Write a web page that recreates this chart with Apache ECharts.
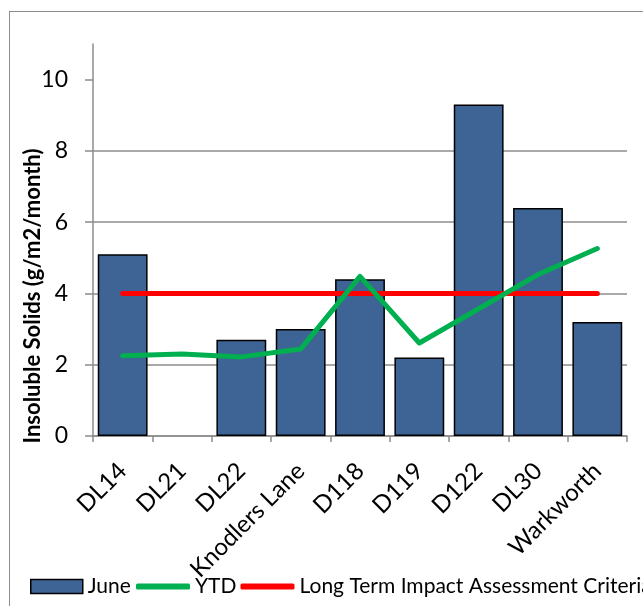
<!DOCTYPE html>
<html>
<head>
<meta charset="utf-8">
<script src="https://cdn.jsdelivr.net/npm/echarts@6/dist/echarts.min.js"></script>
<style>
  html, body { margin: 0; padding: 0; background: #fff; }
  #frame { position: absolute; left: 9px; top: 11px; width: 640px; height: 600px; border: 1.5px solid #8c8c8c; box-sizing: border-box; }
  #chart { position: absolute; left: 0; top: 0; width: 643px; height: 606px; }
</style>
</head>
<body>
<div id="frame"></div>
<div id="chart"></div>
<script>
// Monitoring sites
const categories = ['DL14', 'DL21', 'DL22', 'Knodlers Lane', 'D118', 'D119', 'D122', 'DL30', 'Warkworth'];
// Insoluble solids for June (g/m2/month); DL21 has no June result
const juneValues = [5.1, null, 2.7, 3.0, 4.4, 2.2, 9.3, 6.4, 3.2];
// Year-to-date average
const ytdValues = [2.25, 2.3, 2.22, 2.44, 4.48, 2.61, 3.57, 4.53, 5.26];
// Long term impact assessment criteria
const criteriaValues = [4, 4, 4, 4, 4, 4, 4, 4, 4];
// Labelled ticks on the value axis
const yTicks = [0, 2, 4, 6, 8, 10];
const yAxisTitle = 'Insoluble Solids (g/m2/month)';
const seriesNames = ['June', 'YTD', 'Long Term Impact Assessment Criteria'];

const FONT = 'Lato, "Liberation Sans", sans-serif';
const GREY = '#8c8c8c';
const BAR_BLUE = '#3d6494';
const GREEN = '#00b050';
const RED = '#ff0000';

const legendText = { fontFamily: FONT, fontSize: 21, color: '#000' };

const chart = echarts.init(document.getElementById('chart'), null, { renderer: 'canvas' });

chart.setOption({
  animation: false,
  backgroundColor: 'transparent',
  grid: { left: 93, right: 16, top: 44, bottom: 170, containLabel: false },
  graphic: [{
    type: 'text',
    x: 33,
    y: 296,
    rotation: Math.PI / 2,
    style: {
      text: yAxisTitle,
      fontFamily: FONT,
      fontSize: 22,
      fontWeight: 'bold',
      fill: '#000',
      align: 'center',
      verticalAlign: 'middle'
    }
  }],
  legend: [
    {
      // bar key
      left: 25,
      top: 571,
      width: 200,
      itemWidth: 52,
      itemHeight: 14,
      textStyle: legendText,
      data: [{ name: seriesNames[0], icon: 'rect', itemStyle: { color: BAR_BLUE, borderColor: '#000', borderWidth: 1.5 } }]
    },
    {
      // line keys
      left: 131,
      top: 571,
      width: 1200,
      itemGap: 4,
      itemWidth: 54,
      itemHeight: 6,
      textStyle: legendText,
      data: [
        { name: seriesNames[1], icon: 'roundRect', itemStyle: { color: GREEN } },
        { name: seriesNames[2], icon: 'roundRect', itemStyle: { color: RED } }
      ]
    }
  ],
  xAxis: {
    type: 'category',
    data: categories,
    axisLine: { lineStyle: { color: GREY, width: 1.5 } },
    axisTick: { show: true, interval: 0, length: 6, lineStyle: { color: GREY, width: 1.5 } },
    axisLabel: {
      interval: 0,
      rotate: 45,
      margin: 31,
      fontFamily: FONT,
      fontSize: 24,
      color: '#000'
    }
  },
  yAxis: {
    type: 'value',
    min: 0,
    max: 11,
    interval: 2,
    axisLine: { show: true, lineStyle: { color: GREY, width: 1.5 } },
    axisTick: { show: true, length: 8, customValues: yTicks, lineStyle: { color: GREY, width: 1.5 } },
    axisLabel: { customValues: yTicks, margin: 25, fontFamily: FONT, fontSize: 23, color: '#000' },
    splitLine: { show: true, showMaxLine: false, lineStyle: { color: GREY, width: 1.5 } }
  },
  series: [
    {
      name: seriesNames[0],
      type: 'bar',
      data: juneValues,
      barCategoryGap: '16%',
      itemStyle: { color: BAR_BLUE, borderColor: '#000', borderWidth: 1.5 },
      z: 2
    },
    {
      name: seriesNames[2],
      type: 'line',
      data: criteriaValues,
      symbol: 'none',
      lineStyle: { color: RED, width: 5, cap: 'round' },
      itemStyle: { color: RED },
      z: 3
    },
    {
      name: seriesNames[1],
      type: 'line',
      data: ytdValues,
      symbol: 'none',
      lineStyle: { color: GREEN, width: 5, cap: 'round', join: 'round' },
      itemStyle: { color: GREEN },
      z: 4
    }
  ]
});
</script>
</body>
</html>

INSTRUCTIONS TO FOLLOW - Copy out each line exactly, without the pictures.

FINISHED EXERCISE -
Write a web page that recreates this chart with Apache ECharts.
<!DOCTYPE html>
<html>
<head>
<meta charset="utf-8">
<script src="https://cdn.jsdelivr.net/npm/echarts@6/dist/echarts.min.js"></script>
<style>
  html, body { margin: 0; padding: 0; background: #fff; }
  #frame { position: absolute; left: 9px; top: 11px; width: 640px; height: 600px; border: 1.5px solid #8c8c8c; box-sizing: border-box; }
  #chart { position: absolute; left: 0; top: 0; width: 643px; height: 606px; }
</style>
</head>
<body>
<div id="frame"></div>
<div id="chart"></div>
<script>
// Monitoring sites
const categories = ['DL14', 'DL21', 'DL22', 'Knodlers Lane', 'D118', 'D119', 'D122', 'DL30', 'Warkworth'];
// Insoluble solids for June (g/m2/month); DL21 has no June result
const juneValues = [5.1, null, 2.7, 3.0, 4.4, 2.2, 9.3, 6.4, 3.2];
// Year-to-date average
const ytdValues = [2.25, 2.3, 2.22, 2.44, 4.48, 2.61, 3.57, 4.53, 5.26];
// Long term impact assessment criteria
const criteriaValues = [4, 4, 4, 4, 4, 4, 4, 4, 4];
// Labelled ticks on the value axis
const yTicks = [0, 2, 4, 6, 8, 10];
const yAxisTitle = 'Insoluble Solids (g/m2/month)';
const seriesNames = ['June', 'YTD', 'Long Term Impact Assessment Criteria'];

const FONT = 'Lato, "Liberation Sans", sans-serif';
const GREY = '#8c8c8c';
const BAR_BLUE = '#3d6494';
const GREEN = '#00b050';
const RED = '#ff0000';

const legendText = { fontFamily: FONT, fontSize: 21, color: '#000' };

const chart = echarts.init(document.getElementById('chart'), null, { renderer: 'canvas' });

chart.setOption({
  animation: false,
  backgroundColor: 'transparent',
  grid: { left: 93, right: 16, top: 44, bottom: 170, containLabel: false },
  graphic: [{
    type: 'text',
    x: 33,
    y: 296,
    rotation: Math.PI / 2,
    style: {
      text: yAxisTitle,
      fontFamily: FONT,
      fontSize: 22,
      fontWeight: 'bold',
      fill: '#000',
      align: 'center',
      verticalAlign: 'middle'
    }
  }],
  legend: [
    {
      // bar key
      left: 25,
      top: 571,
      width: 200,
      itemWidth: 52,
      itemHeight: 14,
      textStyle: legendText,
      data: [{ name: seriesNames[0], icon: 'rect', itemStyle: { color: BAR_BLUE, borderColor: '#000', borderWidth: 1.5 } }]
    },
    {
      // line keys
      left: 131,
      top: 571,
      width: 1200,
      itemGap: 4,
      itemWidth: 54,
      itemHeight: 6,
      textStyle: legendText,
      data: [
        { name: seriesNames[1], icon: 'roundRect', itemStyle: { color: GREEN } },
        { name: seriesNames[2], icon: 'roundRect', itemStyle: { color: RED } }
      ]
    }
  ],
  xAxis: {
    type: 'category',
    data: categories,
    axisLine: { lineStyle: { color: GREY, width: 1.5 } },
    axisTick: { show: true, interval: 0, length: 6, lineStyle: { color: GREY, width: 1.5 } },
    axisLabel: {
      interval: 0,
      rotate: 45,
      margin: 31,
      fontFamily: FONT,
      fontSize: 24,
      color: '#000'
    }
  },
  yAxis: {
    type: 'value',
    min: 0,
    max: 11,
    interval: 2,
    axisLine: { show: true, lineStyle: { color: GREY, width: 1.5 } },
    axisTick: { show: true, length: 8, customValues: yTicks, lineStyle: { color: GREY, width: 1.5 } },
    axisLabel: { customValues: yTicks, margin: 25, fontFamily: FONT, fontSize: 23, color: '#000' },
    splitLine: { show: true, showMaxLine: false, lineStyle: { color: GREY, width: 1.5 } }
  },
  series: [
    {
      name: seriesNames[0],
      type: 'bar',
      data: juneValues,
      barCategoryGap: '16%',
      itemStyle: { color: BAR_BLUE, borderColor: '#000', borderWidth: 1.5 },
      z: 2
    },
    {
      name: seriesNames[2],
      type: 'line',
      data: criteriaValues,
      symbol: 'none',
      lineStyle: { color: RED, width: 5, cap: 'round' },
      itemStyle: { color: RED },
      z: 3
    },
    {
      name: seriesNames[1],
      type: 'line',
      data: ytdValues,
      symbol: 'none',
      lineStyle: { color: GREEN, width: 5, cap: 'round', join: 'round' },
      itemStyle: { color: GREEN },
      z: 4
    }
  ]
});
</script>
</body>
</html>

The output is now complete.